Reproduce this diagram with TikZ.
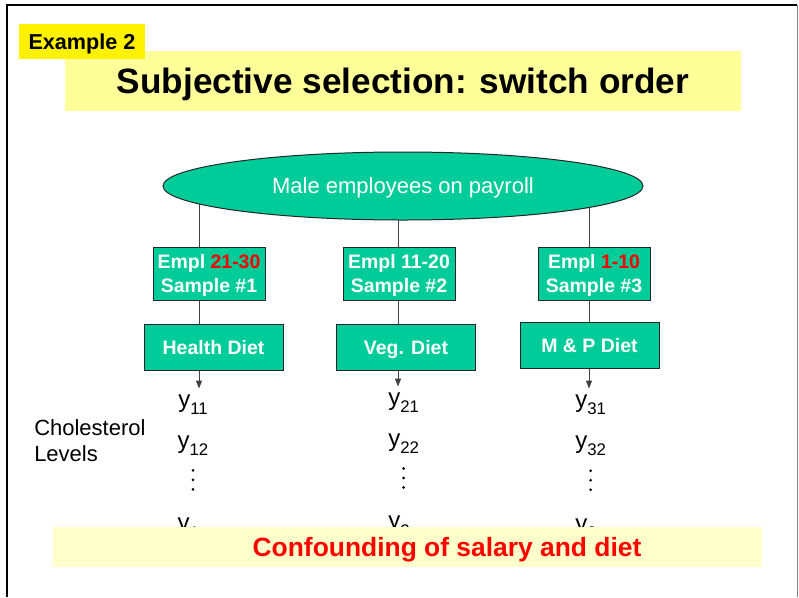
\documentclass[tikz,border=0pt]{standalone}
\usepackage{fontspec}
\setmainfont{Liberation Sans}
\usetikzlibrary{positioning,shapes.geometric,backgrounds,arrows.meta}

\definecolor{paygreen}{HTML}{00CC99}
\definecolor{titleyellow}{HTML}{FFFF99}
\definecolor{bandyellow}{HTML}{FFFFCC}

\newcommand{\yobs}[1]{y\raisebox{-5.6pt}{\fontsize{12.6}{14}\selectfont #1}}

\tikzset{
	greenbox/.style={draw=black!85, line width=0.75pt, fill=paygreen, text=white, font=\fontsize{14.6}{18}\selectfont\bfseries, align=center, inner sep=0pt, text depth=0pt},
	samplebox/.style={greenbox, minimum width=84pt, minimum height=39.75pt},
	dietbox/.style={greenbox, minimum width=104.25pt, minimum height=34.5pt},
	obs/.style={anchor=base west, inner xsep=0pt, inner ysep=4.5pt, font=\fontsize{18}{20}\selectfont},
	link/.style={draw=black!75, line width=0.75pt},
	down/.style={link, -{Triangle[length=6pt, width=4.5pt]}},
}

\begin{document}
\begin{tikzpicture}[x=0.75pt, y=-0.75pt]
	\useasboundingbox (0,0) rectangle (799,597);
	\draw[line width=1.5pt] (7,597) -- (7,5) -- (797,5);
	\draw[gray, line width=0.75pt] (797,5) -- (797,597);
	
	\node[fill=titleyellow, minimum width=507pt, minimum height=45pt, inner sep=0pt, text depth=0pt, font=\fontsize{26.4}{30}\selectfont\bfseries] (title) at (403,81) {Subjective selection: switch order};
	\node[fill=yellow, minimum width=94.5pt, minimum height=26.25pt, inner sep=0pt, text depth=0pt, font=\fontsize{16.2}{19}\selectfont\bfseries] (ex) at (82,41.5) {Example 2};
	
	\coordinate (c1) at (199,0);
	\coordinate (c2) at (398,0);
	\coordinate (c3) at (589,0);
	
	\node[ellipse, draw=black!85, line width=0.75pt, fill=paygreen, text=white, minimum width=360pt, minimum height=51pt, inner sep=0pt, text depth=0pt, font=\fontsize{16.5}{19}\selectfont] (pay) at (403,186) {Male employees on payroll};
	
	\node[samplebox] (s1) at (209,273.5) {Empl \textcolor{red}{21-30}\\Sample \#1};
	\node[samplebox] (s2) at (399,273.5) {Empl 11-20\\Sample \#2};
	\node[samplebox] (s3) at (594,273.5) {Empl \textcolor{red}{1-10}\\Sample \#3};
	
	\node[dietbox] (d1) at (213.5,347) {Health Diet};
	\node[dietbox] (d2) at (406,347) {Veg. Diet};
	\node[dietbox] (d3) at (589.5,345.5) {M \& P Diet};
	
	\node[obs] (y11) at (178,407.5) {\yobs{11}};
	\node[obs, below=6pt of y11] (y12) {\yobs{12}};
	\coordinate[below=13.5pt of y12] (v1);
	\node[obs, below=24pt of v1] (y1n) {\yobs{1n}};
	
	\node[obs] (y21) at (388,405.5) {\yobs{21}};
	\node[obs, below=6pt of y21] (y22) {\yobs{22}};
	\coordinate[below=13.5pt of y22] (v2);
	\node[obs, below=24pt of v2] (y2n) {\yobs{2n}};
	
	\node[obs] (y31) at (575,407.5) {\yobs{31}};
	\node[obs, below=6pt of y31] (y32) {\yobs{32}};
	\coordinate[below=13.5pt of y32] (v3);
	\node[obs, below=24pt of v3] (y3n) {\yobs{3n}};
	
	\fill (v1) +(0,-9.5) circle[radius=1.1pt] (v1) circle[radius=1.1pt] (v1) +(0,9.5) circle[radius=1.1pt];
	\fill (v2) +(0,-9.5) circle[radius=1.1pt] (v2) circle[radius=1.1pt] (v2) +(0,9.5) circle[radius=1.1pt];
	\fill (v3) +(0,-9.5) circle[radius=1.1pt] (v3) circle[radius=1.1pt] (v3) +(0,9.5) circle[radius=1.1pt];
	
	\node[anchor=west, inner sep=0pt, align=left, font=\fontsize{16.5}{19.5}\selectfont] (chol) at (34,441) {Cholesterol\\Levels};
	
	\begin{scope}[on background layer]
		\draw[link] (pay.center -| c1) -- (s1.north -| c1);
		\draw[link] (pay.center -| c2) -- (s2.north -| c2);
		\draw[link] (pay.center -| c3) -- (s3.north -| c3);
		\draw[link] (s1.south -| c1) -- (d1.north -| c1);
		\draw[link] (s2.south -| c2) -- (d2.north -| c2);
		\draw[link] (s3.south -| c3) -- (d3.north -| c3);
	\end{scope}
	
	\draw[down] (d1.south -| c1) -- (y11.north -| c1);
	\draw[down] (d2.south -| c2) -- (y21.north -| c2);
	\draw[down] (d3.south -| c3) -- (y31.north -| c3);
	
	\node[fill=bandyellow, minimum width=531.75pt, minimum height=30pt, inner sep=0pt] (band) at (407.5,547) {};
	\node[text=red, text depth=0pt, inner sep=0pt, font=\fontsize{19.8}{23}\selectfont\bfseries] (conf) at (447,547) {Confounding of salary and diet};
\end{tikzpicture}
\end{document}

### What is required
Leave the pictures out and please restate exactly the lines running from the start of the material through the one with "(s3) at (594,273.5)".

### Result
Reproduce this diagram with TikZ.
\documentclass[tikz,border=0pt]{standalone}
\usepackage{fontspec}
\setmainfont{Liberation Sans}
\usetikzlibrary{positioning,shapes.geometric,backgrounds,arrows.meta}

\definecolor{paygreen}{HTML}{00CC99}
\definecolor{titleyellow}{HTML}{FFFF99}
\definecolor{bandyellow}{HTML}{FFFFCC}

\newcommand{\yobs}[1]{y\raisebox{-5.6pt}{\fontsize{12.6}{14}\selectfont #1}}

\tikzset{
	greenbox/.style={draw=black!85, line width=0.75pt, fill=paygreen, text=white, font=\fontsize{14.6}{18}\selectfont\bfseries, align=center, inner sep=0pt, text depth=0pt},
	samplebox/.style={greenbox, minimum width=84pt, minimum height=39.75pt},
	dietbox/.style={greenbox, minimum width=104.25pt, minimum height=34.5pt},
	obs/.style={anchor=base west, inner xsep=0pt, inner ysep=4.5pt, font=\fontsize{18}{20}\selectfont},
	link/.style={draw=black!75, line width=0.75pt},
	down/.style={link, -{Triangle[length=6pt, width=4.5pt]}},
}

\begin{document}
\begin{tikzpicture}[x=0.75pt, y=-0.75pt]
	\useasboundingbox (0,0) rectangle (799,597);
	\draw[line width=1.5pt] (7,597) -- (7,5) -- (797,5);
	\draw[gray, line width=0.75pt] (797,5) -- (797,597);
	
	\node[fill=titleyellow, minimum width=507pt, minimum height=45pt, inner sep=0pt, text depth=0pt, font=\fontsize{26.4}{30}\selectfont\bfseries] (title) at (403,81) {Subjective selection: switch order};
	\node[fill=yellow, minimum width=94.5pt, minimum height=26.25pt, inner sep=0pt, text depth=0pt, font=\fontsize{16.2}{19}\selectfont\bfseries] (ex) at (82,41.5) {Example 2};
	
	\coordinate (c1) at (199,0);
	\coordinate (c2) at (398,0);
	\coordinate (c3) at (589,0);
	
	\node[ellipse, draw=black!85, line width=0.75pt, fill=paygreen, text=white, minimum width=360pt, minimum height=51pt, inner sep=0pt, text depth=0pt, font=\fontsize{16.5}{19}\selectfont] (pay) at (403,186) {Male employees on payroll};
	
	\node[samplebox] (s1) at (209,273.5) {Empl \textcolor{red}{21-30}\\Sample \#1};
	\node[samplebox] (s2) at (399,273.5) {Empl 11-20\\Sample \#2};
	\node[samplebox] (s3) at (594,273.5) {Empl \textcolor{red}{1-10}\\Sample \#3};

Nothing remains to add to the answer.